Got it. So even in a voice-first experience, like you want me to be looking at the foreground, you want to create a multi sort of format experience. You never want it to be like just voice or just text. It's better when it's like fully immersive. That's right. I mean, the user should always have the option for what they want to do next, right? So if the next thing they want to do is, you know, check if the answer was correct, they should be able to, right? Yeah.

And, you know, you can probably have the same experience with or without it, but it's very important for our products and our brands continue showing the origins of those facts. And it's important for the publishers as well, right, to see that they're not getting completely disinterested. Yeah. What else is...

coming up? Like what can you share about what Perplexity's got coming up soon? It seems like you're shipping kind of like new features, new platforms like all the time. What can we look forward to? I think, you know, keep looking out for exciting things. I think the thing that Perplexity is always known for is really announcing things when

It's fully ready, right? So we may have a lot of experiments and demos cooking in the background, but only if it's like fully production ready will we announce it. If you're looking for a radical change, it's not going to appear on one day, right? It's going to be a lot of small incremental changes that make the product more consumer friendly, that add small interactions that bring the AI closer to your daily life.

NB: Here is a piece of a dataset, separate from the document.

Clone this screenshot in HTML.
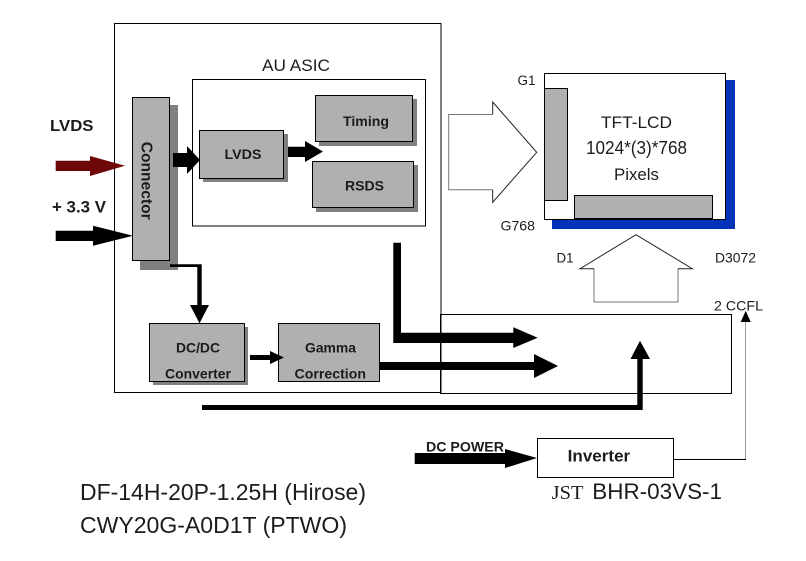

It's not going to be just, you know, one day it was un-interested, but the next day it's all of a sudden part of everything, right? I think having that iterative mindset enables us to move faster and also just enables us to

focus, right? So instead of trying to just knock something extremely large out of the park on one shot, we're doing a lot of small things. Johnny, this has been fascinating. I've learned so much. I'm sure the audience has as well. Thank you so much for the time today. Yeah, thank you so much. Thanks a lot. It's been great. There's a lot of interesting questions that, you know, we don't always get the chance to think about and reflect about. Yeah, well, I learned a ton. Thanks so much.